● Data section:

• • •

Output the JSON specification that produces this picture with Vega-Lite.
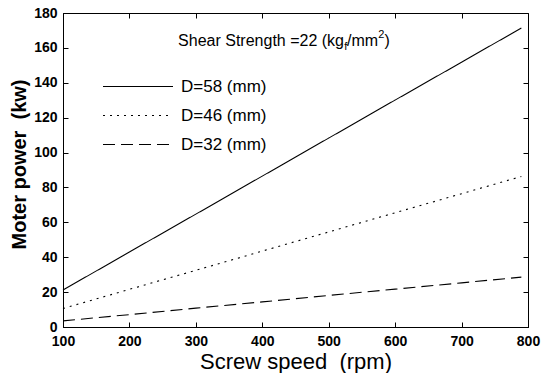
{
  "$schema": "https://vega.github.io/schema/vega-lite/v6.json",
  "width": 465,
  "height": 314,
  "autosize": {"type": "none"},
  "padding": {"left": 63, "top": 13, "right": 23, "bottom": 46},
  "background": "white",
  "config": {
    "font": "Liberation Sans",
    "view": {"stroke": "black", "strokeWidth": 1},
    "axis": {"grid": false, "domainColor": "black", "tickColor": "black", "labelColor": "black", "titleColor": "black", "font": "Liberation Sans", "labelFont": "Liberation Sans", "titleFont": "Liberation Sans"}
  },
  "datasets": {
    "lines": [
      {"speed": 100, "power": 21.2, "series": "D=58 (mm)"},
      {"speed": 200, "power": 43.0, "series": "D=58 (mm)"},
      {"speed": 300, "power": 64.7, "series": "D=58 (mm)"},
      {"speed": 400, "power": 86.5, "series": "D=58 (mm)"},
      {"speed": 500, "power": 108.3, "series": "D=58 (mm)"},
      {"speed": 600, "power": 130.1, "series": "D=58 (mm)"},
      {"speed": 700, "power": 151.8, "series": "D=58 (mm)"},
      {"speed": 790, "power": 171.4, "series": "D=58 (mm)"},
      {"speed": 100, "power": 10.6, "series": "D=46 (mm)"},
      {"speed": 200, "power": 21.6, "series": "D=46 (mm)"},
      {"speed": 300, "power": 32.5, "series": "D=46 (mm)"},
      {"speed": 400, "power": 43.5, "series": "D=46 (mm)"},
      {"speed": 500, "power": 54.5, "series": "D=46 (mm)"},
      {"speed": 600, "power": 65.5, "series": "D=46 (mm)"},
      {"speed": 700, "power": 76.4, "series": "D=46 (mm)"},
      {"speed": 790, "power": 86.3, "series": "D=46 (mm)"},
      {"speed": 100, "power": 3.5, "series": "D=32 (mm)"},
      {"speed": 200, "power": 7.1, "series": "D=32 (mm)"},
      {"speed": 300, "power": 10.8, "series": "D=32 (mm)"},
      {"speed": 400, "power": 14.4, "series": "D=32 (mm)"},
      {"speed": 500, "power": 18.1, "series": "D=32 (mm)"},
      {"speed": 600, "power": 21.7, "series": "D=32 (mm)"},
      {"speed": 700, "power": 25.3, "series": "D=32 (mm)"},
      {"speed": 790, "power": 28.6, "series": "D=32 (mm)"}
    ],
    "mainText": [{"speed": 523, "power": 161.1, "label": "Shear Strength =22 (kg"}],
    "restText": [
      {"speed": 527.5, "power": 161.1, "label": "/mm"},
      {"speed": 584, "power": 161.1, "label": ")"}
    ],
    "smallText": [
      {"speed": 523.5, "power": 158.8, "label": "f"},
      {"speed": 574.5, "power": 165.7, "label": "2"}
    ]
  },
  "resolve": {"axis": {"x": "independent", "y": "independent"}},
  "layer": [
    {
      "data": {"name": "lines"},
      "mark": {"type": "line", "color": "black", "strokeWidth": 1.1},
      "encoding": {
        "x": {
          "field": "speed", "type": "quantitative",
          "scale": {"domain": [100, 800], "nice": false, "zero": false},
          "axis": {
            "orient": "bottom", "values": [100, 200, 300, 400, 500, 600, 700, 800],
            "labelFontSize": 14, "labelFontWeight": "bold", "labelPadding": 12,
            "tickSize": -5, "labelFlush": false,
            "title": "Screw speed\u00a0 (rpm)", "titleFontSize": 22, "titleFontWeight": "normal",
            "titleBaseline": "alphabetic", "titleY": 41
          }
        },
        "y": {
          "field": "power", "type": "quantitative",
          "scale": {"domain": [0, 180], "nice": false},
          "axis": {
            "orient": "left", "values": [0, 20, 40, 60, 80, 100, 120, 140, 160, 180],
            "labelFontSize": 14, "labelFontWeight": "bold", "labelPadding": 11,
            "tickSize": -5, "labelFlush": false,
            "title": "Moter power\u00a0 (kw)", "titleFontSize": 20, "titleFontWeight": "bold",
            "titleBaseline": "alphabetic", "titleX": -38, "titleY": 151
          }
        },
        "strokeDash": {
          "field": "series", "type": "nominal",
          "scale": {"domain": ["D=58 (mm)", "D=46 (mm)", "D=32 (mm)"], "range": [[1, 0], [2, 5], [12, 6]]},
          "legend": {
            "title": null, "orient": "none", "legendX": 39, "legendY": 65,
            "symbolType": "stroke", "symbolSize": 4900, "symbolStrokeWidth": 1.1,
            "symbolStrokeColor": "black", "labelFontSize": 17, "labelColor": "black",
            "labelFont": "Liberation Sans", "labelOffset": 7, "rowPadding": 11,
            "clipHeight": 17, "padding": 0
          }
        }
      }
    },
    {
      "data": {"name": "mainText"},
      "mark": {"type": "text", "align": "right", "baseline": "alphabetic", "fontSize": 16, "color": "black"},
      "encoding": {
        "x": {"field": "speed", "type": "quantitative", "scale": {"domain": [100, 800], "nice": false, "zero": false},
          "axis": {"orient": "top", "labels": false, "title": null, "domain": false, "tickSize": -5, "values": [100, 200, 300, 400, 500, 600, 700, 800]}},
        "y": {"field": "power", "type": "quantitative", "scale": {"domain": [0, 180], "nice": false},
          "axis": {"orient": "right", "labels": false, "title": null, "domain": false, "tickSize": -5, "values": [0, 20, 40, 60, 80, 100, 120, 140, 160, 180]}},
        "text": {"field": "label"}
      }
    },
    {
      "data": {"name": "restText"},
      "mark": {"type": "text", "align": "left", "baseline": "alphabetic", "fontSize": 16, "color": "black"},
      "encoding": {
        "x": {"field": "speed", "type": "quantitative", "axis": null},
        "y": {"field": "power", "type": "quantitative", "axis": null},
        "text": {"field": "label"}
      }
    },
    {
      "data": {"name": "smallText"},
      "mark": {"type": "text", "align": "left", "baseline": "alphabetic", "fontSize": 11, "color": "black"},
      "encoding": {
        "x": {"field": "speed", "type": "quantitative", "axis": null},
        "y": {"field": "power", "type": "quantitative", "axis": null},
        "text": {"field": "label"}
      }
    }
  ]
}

• • •

● Stated problem:
Your task is to repeat the material above exactly, without its pictures.

● Task response:
Output the JSON specification that produces this picture with Vega-Lite.
{
  "$schema": "https://vega.github.io/schema/vega-lite/v6.json",
  "width": 465,
  "height": 314,
  "autosize": {"type": "none"},
  "padding": {"left": 63, "top": 13, "right": 23, "bottom": 46},
  "background": "white",
  "config": {
    "font": "Liberation Sans",
    "view": {"stroke": "black", "strokeWidth": 1},
    "axis": {"grid": false, "domainColor": "black", "tickColor": "black", "labelColor": "black", "titleColor": "black", "font": "Liberation Sans", "labelFont": "Liberation Sans", "titleFont": "Liberation Sans"}
  },
  "datasets": {
    "lines": [
      {"speed": 100, "power": 21.2, "series": "D=58 (mm)"},
      {"speed": 200, "power": 43.0, "series": "D=58 (mm)"},
      {"speed": 300, "power": 64.7, "series": "D=58 (mm)"},
      {"speed": 400, "power": 86.5, "series": "D=58 (mm)"},
      {"speed": 500, "power": 108.3, "series": "D=58 (mm)"},
      {"speed": 600, "power": 130.1, "series": "D=58 (mm)"},
      {"speed": 700, "power": 151.8, "series": "D=58 (mm)"},
      {"speed": 790, "power": 171.4, "series": "D=58 (mm)"},
      {"speed": 100, "power": 10.6, "series": "D=46 (mm)"},
      {"speed": 200, "power": 21.6, "series": "D=46 (mm)"},
      {"speed": 300, "power": 32.5, "series": "D=46 (mm)"},
      {"speed": 400, "power": 43.5, "series": "D=46 (mm)"},
      {"speed": 500, "power": 54.5, "series": "D=46 (mm)"},
      {"speed": 600, "power": 65.5, "series": "D=46 (mm)"},
      {"speed": 700, "power": 76.4, "series": "D=46 (mm)"},
      {"speed": 790, "power": 86.3, "series": "D=46 (mm)"},
      {"speed": 100, "power": 3.5, "series": "D=32 (mm)"},
      {"speed": 200, "power": 7.1, "series": "D=32 (mm)"},
      {"speed": 300, "power": 10.8, "series": "D=32 (mm)"},
      {"speed": 400, "power": 14.4, "series": "D=32 (mm)"},
      {"speed": 500, "power": 18.1, "series": "D=32 (mm)"},
      {"speed": 600, "power": 21.7, "series": "D=32 (mm)"},
      {"speed": 700, "power": 25.3, "series": "D=32 (mm)"},
      {"speed": 790, "power": 28.6, "series": "D=32 (mm)"}
    ],
    "mainText": [{"speed": 523, "power": 161.1, "label": "Shear Strength =22 (kg"}],
    "restText": [
      {"speed": 527.5, "power": 161.1, "label": "/mm"},
      {"speed": 584, "power": 161.1, "label": ")"}
    ],
    "smallText": [
      {"speed": 523.5, "power": 158.8, "label": "f"},
      {"speed": 574.5, "power": 165.7, "label": "2"}
    ]
  },
  "resolve": {"axis": {"x": "independent", "y": "independent"}},
  "layer": [
    {
      "data": {"name": "lines"},
      "mark": {"type": "line", "color": "black", "strokeWidth": 1.1},
      "encoding": {
        "x": {
          "field": "speed", "type": "quantitative",
          "scale": {"domain": [100, 800], "nice": false, "zero": false},
          "axis": {
            "orient": "bottom", "values": [100, 200, 300, 400, 500, 600, 700, 800],
            "labelFontSize": 14, "labelFontWeight": "bold", "labelPadding": 12,
            "tickSize": -5, "labelFlush": false,
            "title": "Screw speed\u00a0 (rpm)", "titleFontSize": 22, "titleFontWeight": "normal",
            "titleBaseline": "alphabetic", "titleY": 41
          }
        },
        "y": {
          "field": "power", "type": "quantitative",
          "scale": {"domain": [0, 180], "nice": false},
          "axis": {
            "orient": "left", "values": [0, 20, 40, 60, 80, 100, 120, 140, 160, 180],
            "labelFontSize": 14, "labelFontWeight": "bold", "labelPadding": 11,
            "tickSize": -5, "labelFlush": false,
            "title": "Moter power\u00a0 (kw)", "titleFontSize": 20, "titleFontWeight": "bold",
            "titleBaseline": "alphabetic", "titleX": -38, "titleY": 151
          }
        },
        "strokeDash": {
          "field": "series", "type": "nominal",
          "scale": {"domain": ["D=58 (mm)", "D=46 (mm)", "D=32 (mm)"], "range": [[1, 0], [2, 5], [12, 6]]},
          "legend": {
            "title": null, "orient": "none", "legendX": 39, "legendY": 65,
            "symbolType": "stroke", "symbolSize": 4900, "symbolStrokeWidth": 1.1,
            "symbolStrokeColor": "black", "labelFontSize": 17, "labelColor": "black",
            "labelFont": "Liberation Sans", "labelOffset": 7, "rowPadding": 11,
            "clipHeight": 17, "padding": 0
          }
        }
      }
    },
    {
      "data": {"name": "mainText"},
      "mark": {"type": "text", "align": "right", "baseline": "alphabetic", "fontSize": 16, "color": "black"},
      "encoding": {
        "x": {"field": "speed", "type": "quantitative", "scale": {"domain": [100, 800], "nice": false, "zero": false},
          "axis": {"orient": "top", "labels": false, "title": null, "domain": false, "tickSize": -5, "values": [100, 200, 300, 400, 500, 600, 700, 800]}},
        "y": {"field": "power", "type": "quantitative", "scale": {"domain": [0, 180], "nice": false},
          "axis": {"orient": "right", "labels": false, "title": null, "domain": false, "tickSize": -5, "values": [0, 20, 40, 60, 80, 100, 120, 140, 160, 180]}},
        "text": {"field": "label"}
      }
    },
    {
      "data": {"name": "restText"},
      "mark": {"type": "text", "align": "left", "baseline": "alphabetic", "fontSize": 16, "color": "black"},
      "encoding": {
        "x": {"field": "speed", "type": "quantitative", "axis": null},
        "y": {"field": "power", "type": "quantitative", "axis": null},
        "text": {"field": "label"}
      }
    },
    {
      "data": {"name": "smallText"},
      "mark": {"type": "text", "align": "left", "baseline": "alphabetic", "fontSize": 11, "color": "black"},
      "encoding": {
        "x": {"field": "speed", "type": "quantitative", "axis": null},
        "y": {"field": "power", "type": "quantitative", "axis": null},
        "text": {"field": "label"}
      }
    }
  ]
}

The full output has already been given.